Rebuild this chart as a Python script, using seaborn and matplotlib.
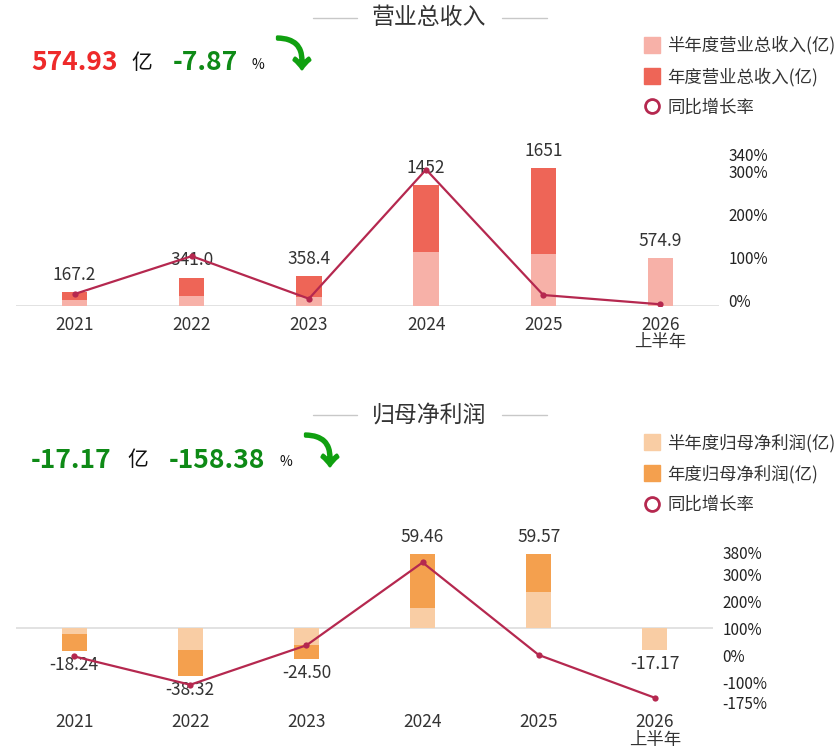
import numpy as np
import pandas as pd
import seaborn as sns
import matplotlib.pyplot as plt
import matplotlib.patheffects as pe
from matplotlib.lines import Line2D

years = ["2021", "2022", "2023", "2024", "2025", "2026\n上半年"]

# 营业总收入 (亿)
rev_half = [76, 124, 112, 646, 624, 574.93]
rev_year = [167.2, 341.0, 358.4, 1452, 1651, np.nan]
rev_growth = [16, 104, 5.1, 305, 13.7, -7.87]
rev_labels = ["167.2", "341.0", "358.4", "1452", "1651", "574.9"]
rev_ticks = [0, 100, 200, 300, 340]

# 归母净利润 (亿)
np_half = [-4.6, -17.1, -13.4, 16.5, 29.4, -17.17]
np_year = [-18.24, -38.32, -24.50, 59.46, 59.57, np.nan]
np_growth = [-5, -110, 36, 342.7, 0.2, -158.38]
np_labels = ["-18.24", "-38.32", "-24.50", "59.46", "59.57", "-17.17"]
np_ticks = [380, 300, 200, 100, 0, -100, -175]

W, H = 838, 753
FONT = ["Noto Sans CJK SC", "DejaVu Sans"]

sns.set_theme(style="white")
plt.rcParams["font.family"] = FONT

fig = plt.figure(figsize=(W / 100, H / 100), dpi=100)


def px(x, y):
    return x / W, 1 - y / H


def panel(box, half, year, growth, labels, ticks, lim_l, lim_r,
          c_half, c_year, tick_pad):
    left, top, right, bottom = box
    ax = fig.add_axes([left / W, 1 - bottom / H, (right - left) / W, (bottom - top) / H])
    df = pd.DataFrame({"year": years, "half": half, "annual": year})
    sns.barplot(data=df, x="year", y="annual", order=years, color=c_year,
                saturation=1, width=0.215, errorbar=None, ax=ax,
                edgecolor="none")
    sns.barplot(data=df, x="year", y="half", order=years, color=c_half,
                saturation=1, width=0.215, errorbar=None, ax=ax,
                edgecolor="none")
    ax.set_xlim(-0.5, 5.5)
    ax.set_ylim(*lim_l)
    ax.axhline(0, color="#dddddd", lw=1.2, zorder=0.5)
    for s in ax.spines.values():
        s.set_visible(False)
    ax.set_yticks([])
    ax.set_xlabel("")
    ax.set_ylabel("")
    ax.tick_params(axis="x", length=0, pad=tick_pad, labelsize=12.5, labelcolor="#333333")
    for t in ax.get_xticklabels():
        t.set_linespacing(0.95)

    for i, lab in enumerate(labels):
        v = year[i] if not np.isnan(year[i]) else half[i]
        off = 12.3 if v >= 0 else -10
        ax.annotate(lab, xy=(i, v), xytext=(0, off), textcoords="offset points",
                    ha="center", va="center", fontsize=12.5, color="#333333")

    ax2 = ax.twinx()
    sns.lineplot(x=np.arange(len(years)), y=growth, ax=ax2, color="#b5284f",
                 lw=1.6, marker="o", markersize=4.5, markeredgewidth=0)
    ax2.set_ylim(*lim_r)
    ax2.set_yticks(ticks)
    ax2.set_yticklabels([f"{t}%" for t in ticks])
    ax2.tick_params(axis="y", length=0, pad=7, labelsize=11, labelcolor="#222222")
    for s in ax2.spines.values():
        s.set_visible(False)
    return ax


panel((16, 154.5, 719, 306), rev_half, rev_year, rev_growth, rev_labels,
      rev_ticks, (0, 1816), (-11.8, 340), "#f7b1a8", "#ee6557", 7)
panel((16, 552.4, 713, 702.3), np_half, np_year, np_growth, np_labels,
      np_ticks, (-59.2, 60.7), (-175, 380), "#f9cda4", "#f4a04e", 8)


def header(ty, title, value, vcol, pct, xs):
    x0, y0 = px(429, ty)
    fig.text(x0, y0, title, ha="center", va="center", fontsize=16.5, color="#333333")
    for a, b in [(313, 357), (502, 547)]:
        fig.add_artist(Line2D([a / W, b / W], [y0, y0], color="#c8c8c8", lw=1))
    hy = ty + 45
    fig.text(*px(xs[0], hy), value, ha="left", va="center", fontsize=19,
             fontweight="bold", color=vcol)
    fig.text(*px(xs[1], hy), "亿", ha="left", va="center", fontsize=15, color="#111111")
    fig.text(*px(xs[2], hy), pct, ha="left", va="center", fontsize=19,
             fontweight="bold", color="#0e8a16")
    fig.text(*px(xs[3], hy + 2), "%", ha="left", va="center", fontsize=10, color="#111111")
    fig.text(*px(xs[4], hy - 7), "⤵", ha="left", va="center", fontsize=25,
             color="#10a010", family=["DejaVu Sans", "Noto Sans CJK SC", "Noto Sans"],
             path_effects=[pe.withStroke(linewidth=2.2, foreground="#10a010")])


header(18, "营业总收入", "574.93", "#ee2a2a", "-7.87", [31, 131, 173, 251, 276])
header(415, "归母净利润", "-17.17", "#0e8a16", "-158.38", [31, 127, 169, 279, 304])


def legend(top, labels, c_half, c_year):
    handles = [
        Line2D([], [], ls="none", marker="s", markersize=11, color=c_half),
        Line2D([], [], ls="none", marker="s", markersize=11, color=c_year),
        Line2D([], [], ls="none", marker="o", markersize=10, markerfacecolor="white",
               markeredgecolor="#b5284f", markeredgewidth=2),
    ]
    fig.legend(handles, labels, loc="upper left", bbox_to_anchor=px(643, top),
               frameon=False, fontsize=12.5, labelcolor="#333333", borderpad=0,
               borderaxespad=0, handlelength=1.0, handletextpad=0.4,
               labelspacing=0.72)


legend(36, ["半年度营业总收入(亿)", "年度营业总收入(亿)", "同比增长率"], "#f7b1a8", "#ee6557")
legend(434, ["半年度归母净利润(亿)", "年度归母净利润(亿)", "同比增长率"], "#f9cda4", "#f4a04e")

fig.savefig("out.png", dpi=100, facecolor="white")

+ + + + +

AIM OF THE TASK
From the first line above down to the line with "from matplotlib.lines import Line2D", reproduce every line and no others, omitting pictures.

RESULT
Rebuild this chart as a Python script, using seaborn and matplotlib.
import numpy as np
import pandas as pd
import seaborn as sns
import matplotlib.pyplot as plt
import matplotlib.patheffects as pe
from matplotlib.lines import Line2D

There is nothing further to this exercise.